In the course of the conversion of Porsche KG into a joint-stock corporation in 1971/72, Ferdinand Alexander Porsche, along with all the other family members, stood down from the company’s front-line business operations. In 1972 he founded the “Porsche Design Studio” in Stuttgart, the head office of which was relocated to Zell am See in Austria in 1974. In the decades that followed, he designed numerous classic gentlemen’s accessories such as watches, spectacles and writing implements that achieved global recognition under the “Porsche Design” brand. In parallel, with his team, he designed a plethora of industrial products, household appliances and consumer durables for internationally renowned clients under the brand “Design by F.A. Porsche”. A strong and clear design concept typifies all product designs created in his design studio to date. The credo of his design work was: “Design must be functional and functionality has to be translated visually into aesthetics, without gags that have to be explained first.” F.A. Porsche: “A coherently designed product requires no adornment; it should be enhanced by its form alone.” The design’s appearance should be readily comprehensible and not detract from the product and its function. His conviction was: “Good design should be honest.”

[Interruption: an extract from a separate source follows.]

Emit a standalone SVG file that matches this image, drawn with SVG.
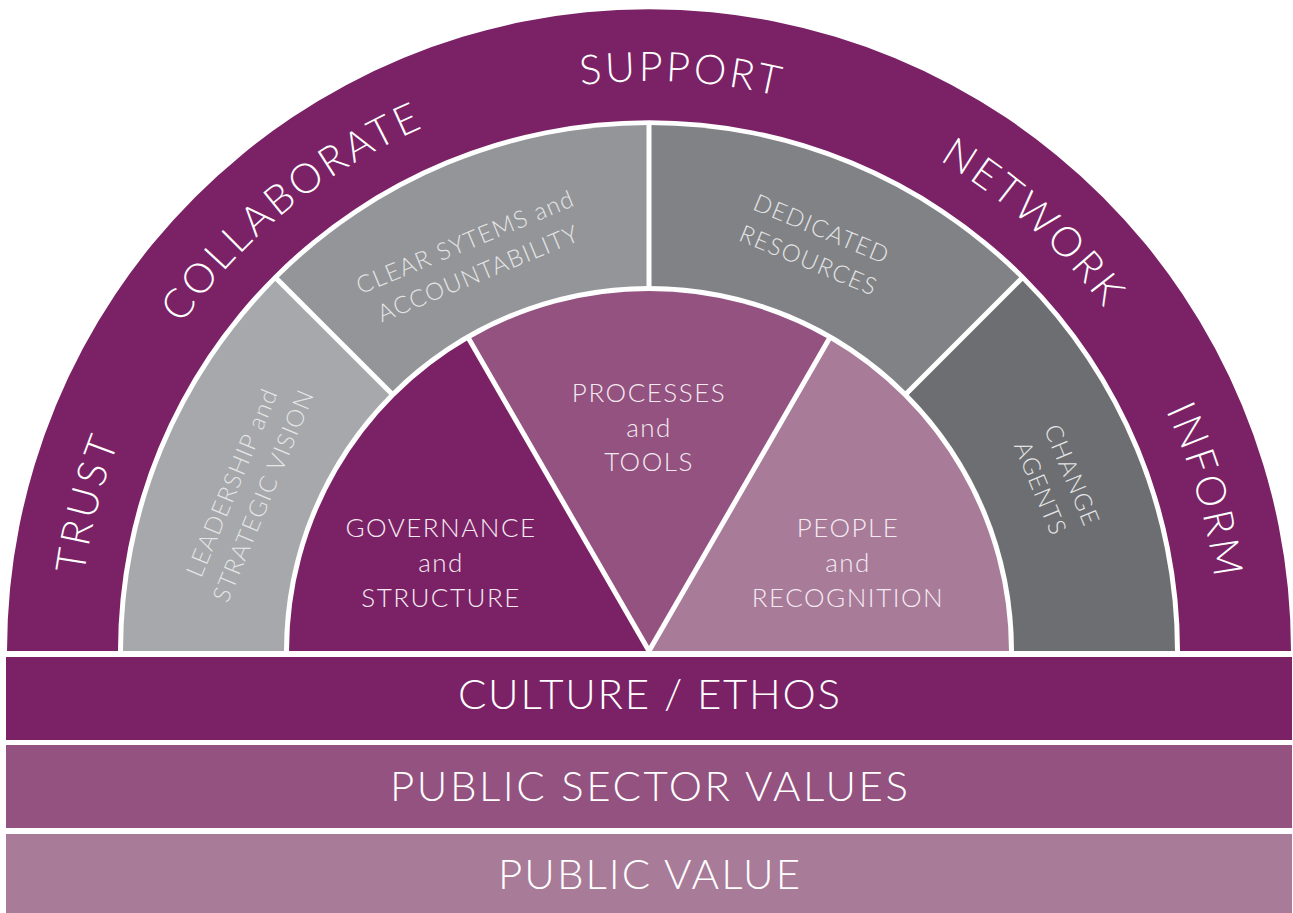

Ferdinand Alexander Porsche received numerous honours and awards both for his work as a designer as well as for individual designs. For example, in 1968 the “Comité Internationale de Promotion et de Prestige” honoured him for the outstanding aesthetic design of the Porsche 911 while the Industrial Forum Design Hannover (iF) voted him “Prizewinner of the Year” in 1992. In 1999, the President of Austria bestowed on him the title of Professor.

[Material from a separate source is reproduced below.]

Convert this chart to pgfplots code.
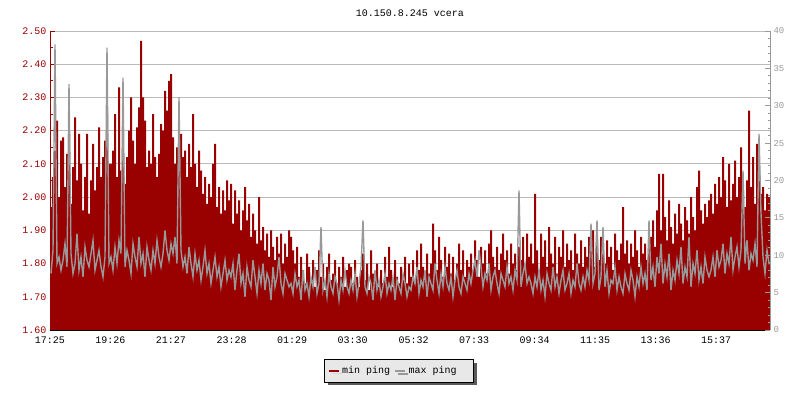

Ferdinand Alexander Porsche retained a close lifelong association with Porsche AG as a partner and member of the Supervisory Board. For example, even after stepping down from front-line business operations, he contributed to the design of Porsche’s sports cars over many decades and repeatedly steered the company in the right di-rection. This was especially the case for the difficult period Porsche experienced at the beginning of the 1990s. From 1990 to 1993, F.A. Porsche served as President of the company’s Supervisory Board, thus playing a major role in Porsche A.G’s eco-nomic turnaround. In 2005, he stood down from his Supervisory Board role in favour of his son Oliver and assumed the mantle of Honorary President of the Supervisory Board.

Ferdinand Alexander Porsche will be buried in the family grave at Schüttgut in Zell am See, attended by his immediate family. An official funeral service will be held in Stuttgart at a later date.